━━ DATA SEGMENT ━━

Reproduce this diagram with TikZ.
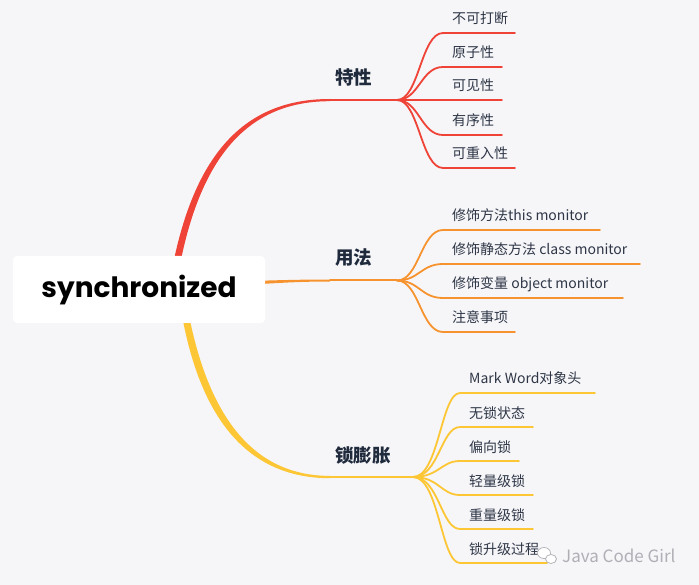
\documentclass[tikz,border=0pt]{standalone}
\usepackage{fontspec}
\setmainfont{Noto Sans CJK SC}
\newfontfamily\popfont{Poppins}
\definecolor{bgc}{HTML}{F6F6F9}
\definecolor{cred}{HTML}{EE4336}
\definecolor{corange}{HTML}{F7932E}
\definecolor{cyellow}{HTML}{FCC634}
\definecolor{cattext}{HTML}{1F2A3C}
\definecolor{childtext}{HTML}{2E3646}
\definecolor{wmark}{HTML}{AFAFB5}
\begin{document}
\begin{tikzpicture}[x=1pt,y=-1pt,
  childlbl/.style={anchor=base west, inner sep=0pt, text=childtext, font=\fontsize{14}{16}\selectfont},
  catlbl/.style={anchor=base west, inner sep=0pt, text=cattext, font=\fontsize{18.5}{22}\selectfont\bfseries},
  sub/.style={line width=1.8pt, line cap=round},
]
\fill[bgc] (0,0) rectangle (699,585);
\useasboundingbox (0,0) rectangle (699,585);

% ---------- main branches ----------
% red
\coordinate (r0) at (177,262);
\coordinate (r1) at (330,100);
\coordinate (rf) at (397,100);
\fill[cred] (173.5,262) .. controls (197,149) and (248,99) .. (330,99)
   -- (330,101.2) .. controls (252,101.2) and (203,151) .. (180.5,262) -- cycle;
\draw[cred, line width=2.2pt] (r1) -- (rf);
% orange
\coordinate (o1) at (330,280.5);
\coordinate (of) at (397,280.5);
\fill[corange] (258,280.8) .. controls (285,280) and (305,279.5) .. (330,279.5)
   -- (330,281.5) .. controls (305,281.5) and (285,282.5) .. (258,284.2) -- cycle;
\draw[corange, line width=2pt] (o1) -- (of);
% yellow
\coordinate (y1) at (330,477);
\coordinate (yf) at (413,477);
\fill[cyellow] (182.5,318) .. controls (202,422) and (250,478.2) .. (330,478.2)
   -- (330,475.9) .. controls (254,475.9) and (210,418) .. (189.5,318) -- cycle;
\draw[cyellow, line width=2.2pt] (y1) -- (yf);

% ---------- root ----------
\node[fill=white, rounded corners=4pt, minimum width=252pt, minimum height=67pt, inner sep=0pt,
      font=\popfont\bfseries\fontsize{28}{32}\selectfont, text=black] (root) at (139,289.5) {synchronized};

% ---------- category labels ----------
\node[catlbl] (c1) at (335,85) {特性};
\node[catlbl] (c2) at (335,265) {用法};
\node[catlbl] (c3) at (335,462) {锁膨胀};

% ---------- red children ----------
\foreach \yy/\xe/\nm/\txt in {33/515/a1/不可打断, 67/502/a2/原子性, 100/502/a3/可见性, 135/502/a4/有序性, 168/515/a5/可重入性}{
  \coordinate (\nm s) at (443,\yy);
  \coordinate (\nm e) at (\xe,\yy);
  \draw[cred, sub] (rf) .. controls (419,100) and (421,\yy) .. (\nm s) -- (\nm e);
  \node[childlbl] (\nm) at (452,\yy-9) {\txt};
}
% ---------- orange children ----------
\foreach \yy/\xe/\nm/\txt in {230/600/b1/修饰方法this monitor, 264/640/b2/修饰静态方法 class monitor, 298/623/b3/修饰变量 object monitor, 332/515/b4/注意事项}{
  \coordinate (\nm s) at (443,\yy);
  \coordinate (\nm e) at (\xe,\yy);
  \draw[corange, sub] (of) .. controls (419,280.5) and (421,\yy) .. (\nm s) -- (\nm e);
  \node[childlbl] (\nm) at (452,\yy-9) {\txt};
}
% ---------- yellow children ----------
\foreach \yy/\xe/\nm/\txt in {393/595/d1/Mark Word对象头, 427/533/d2/无锁状态, 461/519/d3/偏向锁, 495/533/d4/轻量级锁, 529/533/d5/重量级锁, 563/547/d6/锁升级过程}{
  \coordinate (\nm s) at (460,\yy);
  \coordinate (\nm e) at (\xe,\yy);
  \draw[cyellow, sub] (yf) .. controls (439,477) and (441,\yy) .. (\nm s) -- (\nm e);
  \node[childlbl] (\nm) at (469,\yy-9) {\txt};
}

% ---------- watermark ----------
\draw[wmark, fill=white, line width=0.7pt] (544,553) ellipse (6.5pt and 5.5pt);
\draw[wmark, fill=white, line width=0.7pt] (551,559) ellipse (5.5pt and 4.5pt);
\node[anchor=west, inner sep=0pt, text=wmark, font=\fontsize{17}{20}\selectfont] (wm) at (562,556) {Java Code Girl};
\end{tikzpicture}
\end{document}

━━━

▸ **WHAT IS NEEDED**: Write out exactly the opening lines of the data, stopping after the line that holds "width=2.2pt] (y1) -- (yf);". Exclude pictures.

▸ **FULL ANSWER**:
Reproduce this diagram with TikZ.
\documentclass[tikz,border=0pt]{standalone}
\usepackage{fontspec}
\setmainfont{Noto Sans CJK SC}
\newfontfamily\popfont{Poppins}
\definecolor{bgc}{HTML}{F6F6F9}
\definecolor{cred}{HTML}{EE4336}
\definecolor{corange}{HTML}{F7932E}
\definecolor{cyellow}{HTML}{FCC634}
\definecolor{cattext}{HTML}{1F2A3C}
\definecolor{childtext}{HTML}{2E3646}
\definecolor{wmark}{HTML}{AFAFB5}
\begin{document}
\begin{tikzpicture}[x=1pt,y=-1pt,
  childlbl/.style={anchor=base west, inner sep=0pt, text=childtext, font=\fontsize{14}{16}\selectfont},
  catlbl/.style={anchor=base west, inner sep=0pt, text=cattext, font=\fontsize{18.5}{22}\selectfont\bfseries},
  sub/.style={line width=1.8pt, line cap=round},
]
\fill[bgc] (0,0) rectangle (699,585);
\useasboundingbox (0,0) rectangle (699,585);

% ---------- main branches ----------
% red
\coordinate (r0) at (177,262);
\coordinate (r1) at (330,100);
\coordinate (rf) at (397,100);
\fill[cred] (173.5,262) .. controls (197,149) and (248,99) .. (330,99)
   -- (330,101.2) .. controls (252,101.2) and (203,151) .. (180.5,262) -- cycle;
\draw[cred, line width=2.2pt] (r1) -- (rf);
% orange
\coordinate (o1) at (330,280.5);
\coordinate (of) at (397,280.5);
\fill[corange] (258,280.8) .. controls (285,280) and (305,279.5) .. (330,279.5)
   -- (330,281.5) .. controls (305,281.5) and (285,282.5) .. (258,284.2) -- cycle;
\draw[corange, line width=2pt] (o1) -- (of);
% yellow
\coordinate (y1) at (330,477);
\coordinate (yf) at (413,477);
\fill[cyellow] (182.5,318) .. controls (202,422) and (250,478.2) .. (330,478.2)
   -- (330,475.9) .. controls (254,475.9) and (210,418) .. (189.5,318) -- cycle;
\draw[cyellow, line width=2.2pt] (y1) -- (yf);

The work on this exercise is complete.